Через час после отбора Тойви встретил своего друга Юзека, который прибыл в Собибор раньше. Его отца выбрали из новоприбывших, потому что он был дантистом, и Юзеку позволили остаться с ним в качестве «помощника». «Мы шли за бараками. И там я увидел людей со скрипкой, с губной гармошкой и танцующую пару. Я был поражен: “Юзек, я не понимаю. Вы в лагере смерти. И что же вы делаете? Как вы только можете танцевать?” Он ответил: “Тойви, все время, что нам осталось, взято взаймы. В любом случае мы умрем. Это конец. Видишь дым? Твой отец, твоя мать, твой брат ушли в этом дыму. И нам та же дорога. Так какая разница? Что теперь, траур носить? Да мы бы и дня тогда здесь не продержались!”»
Жизнь Тойви в Собиборе во многом походила на жизнь рабочих «Канады» в Освенциме. Еда была доступной – большей частью из той, что осталась от убитых в газовых камерах – и рабочим в Собиборе тоже разрешалось оставить волосы и носить повседневную одежду. Но, в отличие от тех, кто работал в «Канаде», заключенные в Собиборе имели тесные, почти близкие отношения со смертью.
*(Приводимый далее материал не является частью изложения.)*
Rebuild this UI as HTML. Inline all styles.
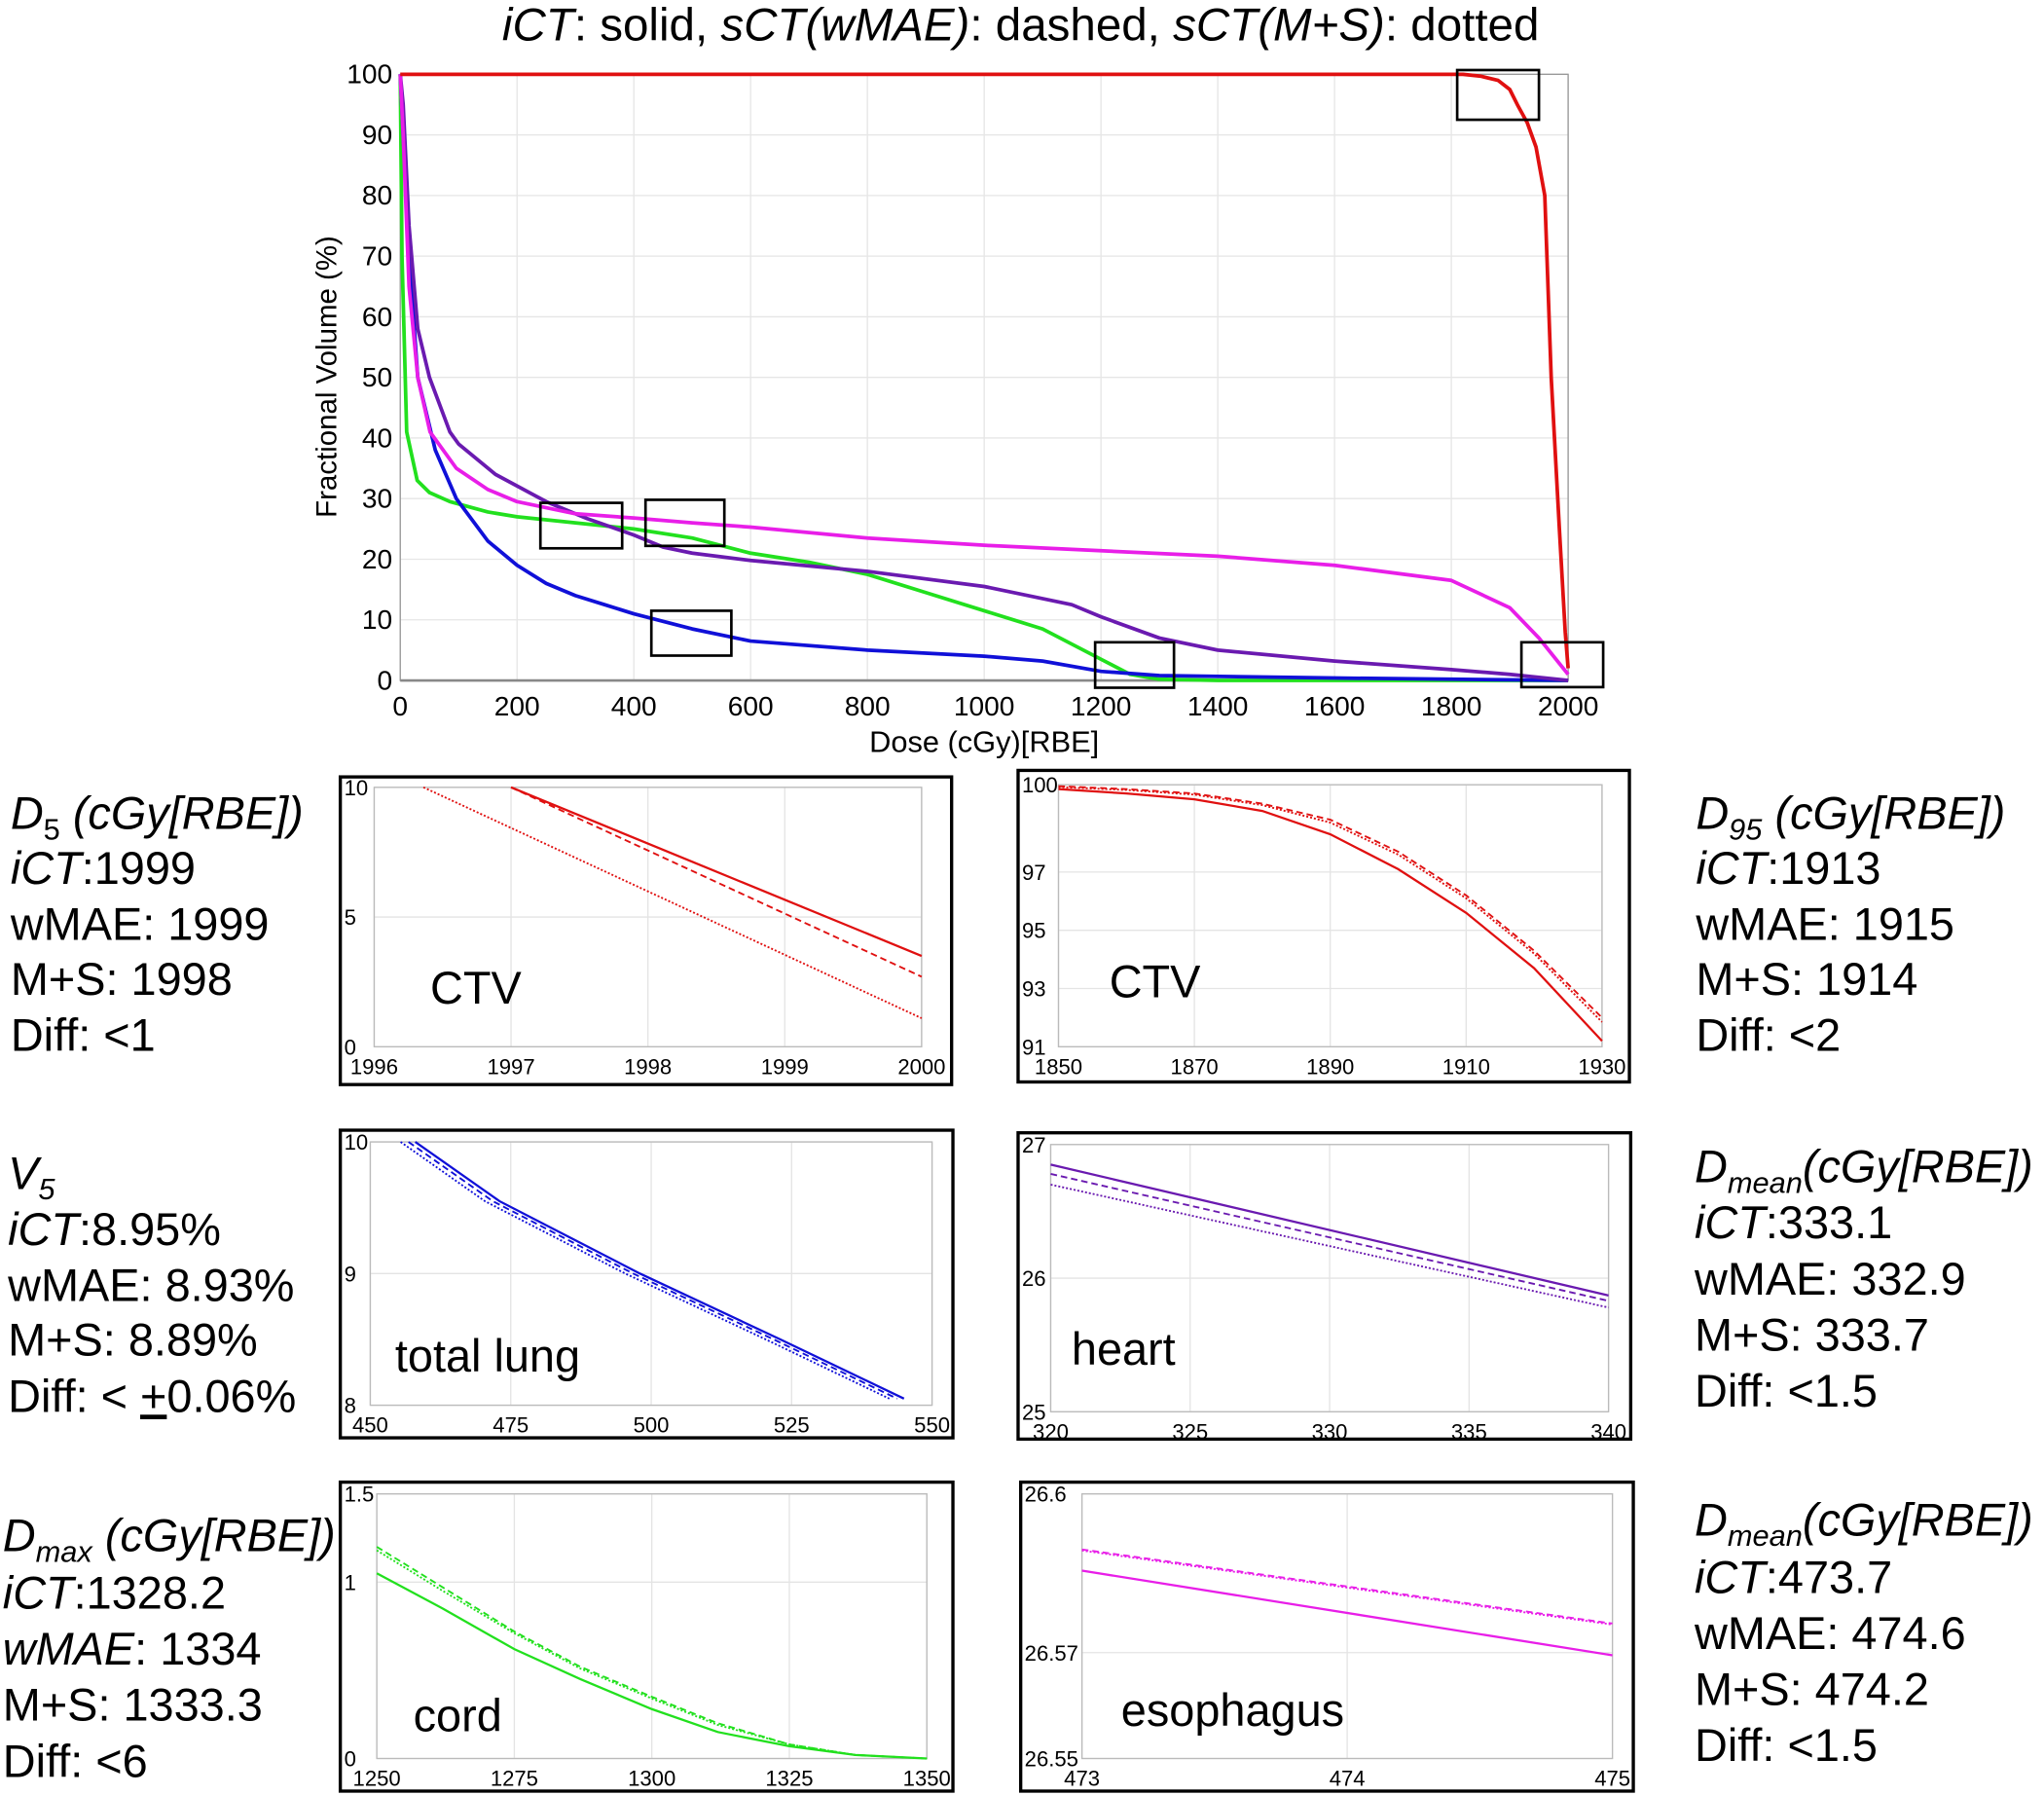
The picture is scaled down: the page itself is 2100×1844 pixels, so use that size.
<!DOCTYPE html>
<html><head><meta charset="utf-8"><style>
html,body{margin:0;padding:0;background:#fff;}
svg{display:block;font-family:"Liberation Sans",Arial,sans-serif;}
</style></head><body>
<svg id="fig" width="2100" height="1844" viewBox="0 0 1568 1377" xmlns="http://www.w3.org/2000/svg">
<text x="783" y="31" font-size="35.5" text-anchor="middle"><tspan font-style="italic">iCT</tspan>: solid, <tspan font-style="italic">sCT(wMAE)</tspan>: dashed, <tspan font-style="italic">sCT(M+S)</tspan>: dotted</text>
<g id="main"></g>
<g id="subs"></g>
<g font-size="35">
<text x="8" y="636"><tspan font-style="italic">D</tspan><tspan font-size="23" dy="8">5</tspan><tspan dy="-8" font-style="italic"> (cGy[RBE])</tspan></text>
<text x="8" y="678"><tspan font-style="italic">iCT</tspan>:1999</text>
<text x="8" y="721">wMAE: 1999</text>
<text x="8" y="763">M+S: 1998</text>
<text x="8" y="806">Diff: &lt;1</text>
<text x="6" y="912"><tspan font-style="italic">V</tspan><tspan font-size="23" dy="8" font-style="italic">5</tspan></text>
<text x="6" y="955"><tspan font-style="italic">iCT</tspan>:8.95%</text>
<text x="6" y="998">wMAE: 8.93%</text>
<text x="6" y="1040">M+S: 8.89%</text>
<text x="6" y="1083">Diff: &lt; <tspan text-decoration="underline">+</tspan>0.06%</text>
<text x="2" y="1190"><tspan font-style="italic">D</tspan><tspan font-size="23" dy="8" font-style="italic">max</tspan><tspan dy="-8" font-style="italic"> (cGy[RBE])</tspan></text>
<text x="2" y="1234"><tspan font-style="italic">iCT</tspan>:1328.2</text>
<text x="2" y="1277"><tspan font-style="italic">wMAE</tspan>: 1334</text>
<text x="2" y="1320">M+S: 1333.3</text>
<text x="2" y="1363">Diff: &lt;6</text>
</g>
<g font-size="35">
<text x="1301" y="636"><tspan font-style="italic">D</tspan><tspan font-size="23" dy="8" font-style="italic">95</tspan><tspan dy="-8" font-style="italic"> (cGy[RBE])</tspan></text>
<text x="1301" y="678"><tspan font-style="italic">iCT</tspan>:1913</text>
<text x="1301" y="721">wMAE: 1915</text>
<text x="1301" y="763">M+S: 1914</text>
<text x="1301" y="806">Diff: &lt;2</text>
<text x="1300" y="907"><tspan font-style="italic">D</tspan><tspan font-size="23" dy="8" font-style="italic">mean</tspan><tspan dy="-8" font-style="italic">(cGy[RBE])</tspan></text>
<text x="1300" y="950"><tspan font-style="italic">iCT</tspan>:333.1</text>
<text x="1300" y="993">wMAE: 332.9</text>
<text x="1300" y="1036">M+S: 333.7</text>
<text x="1300" y="1079">Diff: &lt;1.5</text>
<text x="1300" y="1178"><tspan font-style="italic">D</tspan><tspan font-size="23" dy="8" font-style="italic">mean</tspan><tspan dy="-8" font-style="italic">(cGy[RBE])</tspan></text>
<text x="1300" y="1222"><tspan font-style="italic">iCT</tspan>:473.7</text>
<text x="1300" y="1265">wMAE: 474.6</text>
<text x="1300" y="1308">M+S: 474.2</text>
<text x="1300" y="1351">Diff: &lt;1.5</text>
</g>
</svg>
<script>
const NS="http://www.w3.org/2000/svg";
// main chart data
const xTicks=[0,200,400,600,800,1000,1200,1400,1600,1800,2000];
const yTicks=[0,10,20,30,40,50,60,70,80,90,100];
const ctvDose=[0,1820,1850,1880,1900,1913,1930,1945,1960,1971,1985,1995,2000];
const ctvVol=[100,100,99.7,99,97.5,95,92,88,80,50,25,8,2];
const esoDose=[0,5,15,30,51,96,150,200,300,400,500,600,800,1000,1200,1400,1600,1800,1900,1950,2000];
const esoVol=[100,90,65,50,41,35,31.5,29.5,27.5,26.8,26,25.3,23.5,22.3,21.4,20.5,19,16.5,12,7,1];
const heartDose=[0,5,15,30,50,85,100,163,250,320,400,450,500,600,800,1000,1150,1200,1300,1400,1600,1800,1900,2000];
const heartVol=[100,95,75,58,50,41,39,34,29.5,26.7,24,22,21,19.8,18,15.5,12.5,10.5,7,5,3.2,1.8,1,0];
const lungDose=[0,5,15,30,60,96,150,200,250,300,350,400,500,600,800,1000,1100,1200,1300,1600,2000];
const lungVol=[100,90,70,50,38,30,23,19,16,14,12.5,11,8.5,6.5,5,4,3.2,1.5,0.8,0.4,0];
const cordDose=[0,3,11,29,50,85,150,200,300,400,500,600,700,800,900,1000,1100,1200,1250,1300,1400,2000];
const cordVol=[100,70,41,33,31,29.5,27.8,27,26,25,23.5,21,19.5,17.5,14.5,11.5,8.5,3.5,1,0.2,0,0];
const boxesX=[[1810,1950],[240,380],[420,555],[430,567],[1190,1325],[1920,2060]];
const boxesY=[[92.5,100.7],[21.8,29.3],[22.2,29.8],[4.1,11.5],[-1.2,6.3],[-1.1,6.3]];

function el(tag,attrs,parent,name,inter){const e=document.createElementNS(NS,tag);for(const k in attrs)e.setAttribute(k,attrs[k]);


parent.appendChild(e);return e;}
function txt(parent,x,y,s,size,anchor,name){const t=el('text',{x:x,y:y,'font-size':size,'text-anchor':anchor},parent,name,false);t.textContent=s;return t;}

// main chart
(function(){
const g=document.getElementById('main');
const X0=307,X1=1203,Y0=522,Y1=57;
const sx=v=>X0+(v-0)/(2000)*(X1-X0), sy=v=>Y0-(v/100)*(Y0-Y1);
xTicks.forEach(t=>{el('line',{x1:sx(t),x2:sx(t),y1:Y1,y2:Y0,stroke:'#e6e6e6','stroke-width':1},g,'x-gridline',false);
 txt(g,sx(t),549,String(t),21,'middle','x-tick-label');});
yTicks.forEach(t=>{el('line',{x1:X0,x2:X1,y1:sy(t),y2:sy(t),stroke:'#e6e6e6','stroke-width':1},g,'y-gridline',false);
 txt(g,301,sy(t)+7,String(t),21,'end','y-tick-label');});
el('rect',{x:X0,y:Y1,width:X1-X0,height:Y0-Y1,fill:'none',stroke:'#999','stroke-width':1},g,'plot-frame',false);
el('line',{x1:X0,x2:X1,y1:Y0,y2:Y0,stroke:'#888','stroke-width':2},g,'x-axis',false);
txt(g,755,577,'Dose (cGy)[RBE]',23,'middle','x-axis-title');
const yt=txt(g,0,0,'Fractional Volume (%)',22,'middle','y-axis-title');yt.setAttribute('transform','translate(258,289) rotate(-90)');
const series=[[cordDose,cordVol,'#22e01e','cord-curve'],[lungDose,lungVol,'#1010d8','total-lung-curve'],[heartDose,heartVol,'#6a1ab0','heart-curve'],[esoDose,esoVol,'#e81ee8','esophagus-curve'],[ctvDose,ctvVol,'#e01010','ctv-curve']];
series.forEach(s=>{el('polyline',{points:s[0].map((d,i)=>sx(d)+','+sy(s[1][i])).join(' '),fill:'none',stroke:s[2],'stroke-width':2.8,'stroke-linejoin':'round'},g,s[3],false);});
boxesX.forEach((b,i)=>{const y0=sy(boxesY[i][1]),y1=sy(boxesY[i][0]);
 el('rect',{x:sx(b[0]),y:y0,width:sx(b[1])-sx(b[0]),height:y1-y0,fill:'none',stroke:'#000','stroke-width':2},g,'zoom-box',false);});
})();

// zoom panels data
const pACx=[1996,1997,1998,1999,2000];const pACy=[0,5,10];
const pASolidX=[1997,2000];const pASolidY=[10,3.5];
const pADashX=[1997,2000];const pADashY=[10,2.7];
const pADotX=[1996.36,2000];const pADotY=[10,1.1];
const pBCx=[1850,1870,1890,1910,1930];const pBCy=[91,93,95,97,100];
const pBX=[1850,1860,1870,1880,1890,1900,1910,1920,1930];
const pBSolid=[99.85,99.7,99.5,99.1,98.3,97.1,95.6,93.7,91.2];
const pBDash=[99.95,99.85,99.7,99.35,98.8,97.7,96.2,94.3,92.0];
const pBDot=[99.92,99.82,99.66,99.3,98.7,97.6,96.1,94.2,91.85];
const pCCx=[450,475,500,525,550];const pCCy=[8,9,10];
const pCX=[0,15,40,65,87];
const pCSolid=[10,9.55,9.0,8.5,8.05];
const pCStart=[458,456.8,455.4];
const pDCx=[320,325,330,335,340];const pDCy=[25,26,27];
const pDX=[320,340];
const pDSolid=[26.85,25.87];const pDDash=[26.78,25.83];const pDDot=[26.7,25.78];
const pECx=[1250,1275,1300,1325,1350];const pECy=[0,1,1.5];
const pEX=[1250,1262,1275,1287,1300,1312,1325,1337,1350];
const pESolid=[1.05,0.85,0.62,0.45,0.28,0.15,0.07,0.02,0];
const pEDash=[1.2,0.97,0.72,0.52,0.35,0.2,0.08,0.02,0];
const pEDot=[1.18,0.95,0.71,0.51,0.34,0.19,0.08,0.02,0];
const pFCx=[473,474,475];const pFCy=[26.55,26.57,26.6];
const pFX=[473,475];
const pFSolid=[26.5855,26.5695];const pFDash=[26.5895,26.5755];const pFDot=[26.5893,26.5753];

function panel(cfg){
 const g=el('g',{},document.getElementById('subs'),cfg.name,false);
 const [fx0,fy0,fx1,fy1]=cfg.frame,[ix0,ix1]=cfg.ix,[iy0,iy1]=cfg.iy;
 const sx=v=>ix0+(v-cfg.xd[0])/(cfg.xd[1]-cfg.xd[0])*(ix1-ix0);
 const sy=v=>iy0-(v-cfg.yd[0])/(cfg.yd[1]-cfg.yd[0])*(iy0-iy1);
 el('rect',{x:fx0,y:fy0,width:fx1-fx0,height:fy1-fy0,fill:'#fff',stroke:'#000','stroke-width':2.5},g,'panel-frame',false);
 cfg.cx.forEach(t=>{el('line',{x1:sx(t),x2:sx(t),y1:iy1,y2:iy0,stroke:'#e4e4e4'},g,'x-gridline',false);
  txt(g,sx(t),iy0+21,String(t),16.5,'middle','x-tick-label');});
 cfg.cy.forEach(t=>{el('line',{x1:ix0,x2:ix1,y1:sy(t),y2:sy(t),stroke:'#e4e4e4'},g,'y-gridline',false);
  txt(g,fx0+3,sy(t)+6,String(t),16.5,'start','y-tick-label');});
 el('rect',{x:ix0,y:iy1,width:ix1-ix0,height:iy0-iy1,fill:'none',stroke:'#bbb'},g,'axes-box',false);
 const dash={solid:'',dashed:'5,3',dotted:'1.5,1.5'};
 cfg.lines.forEach(l=>{const a=el('polyline',{points:l.x.map((d,i)=>sx(d)+','+sy(l.y[i])).join(' '),fill:'none',stroke:cfg.color,'stroke-width':l.s==='solid'?1.7:1.4},g,l.s+'-line',false);
  if(dash[l.s])a.setAttribute('stroke-dasharray',dash[l.s]);});
 txt(g,cfg.label[0],cfg.label[1],cfg.label[2],35,'start','panel-label');
}
panel({name:'ctv-d5-panel',frame:[261,596,730,832],ix:[287,707],iy:[803,604],xd:[1996,2000],yd:[0,10],cx:pACx,cy:pACy,color:'#e01010',label:[330,770,'CTV'],
 lines:[{s:'solid',x:pASolidX,y:pASolidY},{s:'dashed',x:pADashX,y:pADashY},{s:'dotted',x:pADotX,y:pADotY}]});
panel({name:'ctv-d95-panel',frame:[781,591,1250,830],ix:[812,1229],iy:[803,602],xd:[1850,1930],yd:[91,100],cx:pBCx,cy:pBCy,color:'#e01010',label:[851,765,'CTV'],
 lines:[{s:'solid',x:pBX,y:pBSolid},{s:'dashed',x:pBX,y:pBDash},{s:'dotted',x:pBX,y:pBDot}]});
panel({name:'lung-v5-panel',frame:[261,867,731,1103],ix:[284,715],iy:[1078,876],xd:[450,550],yd:[8,10],cx:pCCx,cy:pCCy,color:'#1010d8',label:[303,1052,'total lung'],
 lines:pCStart.map((s0,k)=>({s:['solid','dashed','dotted'][k],x:pCX.map(d=>d+s0),y:pCSolid}))});
panel({name:'heart-dmean-panel',frame:[781,869,1251,1104],ix:[806,1234],iy:[1083,878],xd:[320,340],yd:[25,27],cx:pDCx,cy:pDCy,color:'#6a1ab0',label:[822,1047,'heart'],
 lines:[{s:'solid',x:pDX,y:pDSolid},{s:'dashed',x:pDX,y:pDDash},{s:'dotted',x:pDX,y:pDDot}]});
panel({name:'cord-dmax-panel',frame:[261,1137,731,1374],ix:[289,711],iy:[1349,1146],xd:[1250,1350],yd:[0,1.5],cx:pECx,cy:pECy,color:'#22e01e',label:[317,1328,'cord'],
 lines:[{s:'solid',x:pEX,y:pESolid},{s:'dashed',x:pEX,y:pEDash},{s:'dotted',x:pEX,y:pEDot}]});
panel({name:'esophagus-dmean-panel',frame:[783,1137,1253,1374],ix:[830,1237],iy:[1349,1146],xd:[473,475],yd:[26.55,26.6],cx:pFCx,cy:pFCy,color:'#e81ee8',label:[860,1324,'esophagus'],
 lines:[{s:'solid',x:pFX,y:pFSolid},{s:'dashed',x:pFX,y:pFDash},{s:'dotted',x:pFX,y:pFDot}]});
</script>
</body></html>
Тойви Блатт в скором времени осознал свое место в этом смертоносном процессе: «В Собибор прибыл транспорт из Голландии, с почти тремя тысячами евреев. Поезд был разделен на две секции, по восемь-десять вагонов, и загнан на специальный запасной путь. Там группа евреев, называемая вокзальной командой, открыла двери вагонов и принялась выгружать тяжелый багаж. Я с другими парнями стоял, выкрикивая по-голландски, чтобы прибывшие оставили багаж. Женщины все еще держали свои дамские сумочки – теперь им велели бросить их в сторону. В этот момент в их глазах я заметил тревогу. Они боялись. Некоторые женщины не соглашались расстаться со своими сумочками, и один немец стегнул их кнутом. Затем они вышли прямо в большой двор, и там немец, которого мы называли «ангелом смерти», вежливо поговорил с ними. Он извинился за трехдневный переезд из Голландии, и сказал, что теперь-то они в прекрасном месте, потому что Собибор всегда был прекрасен. Он добавил: «Согласно санитарным требованиям вам необходимо принять душ, и позже вы получите ордера на проживание здесь». В ответ люди захлопали: «Браво!», сами послушно разделись и прошли прямо через всю комнату – метров, наверное, 60 в длину – в барак. А там опять был я. Ждал их. Женщины начали выходить, совершенно голые. Маленькие девочки, молоденькие девушки, пожилые леди. Я был стеснительным мальчиком и не знал, куда девать глаза. Мне дали длинные ножницы. Я не знал, что мне делать с этими ножницами. Мой друг, который был там много раз, сказал: «Режь им волосы – ты должен остричь их очень коротко». Но меня просили оставить чуть-чуть, особенно молодые девушки, не отрезать слишком много. Они не знали, что через несколько минут умрут. Затем им велели пройти от барака всего несколько [шагов] в газовую камеру. Эта западня была настолько безупречна, что я уверен: когда они почувствовали, что вместо воды выходит газ, то, наверное, в первый момент подумали, что это какая-то неисправность в душе».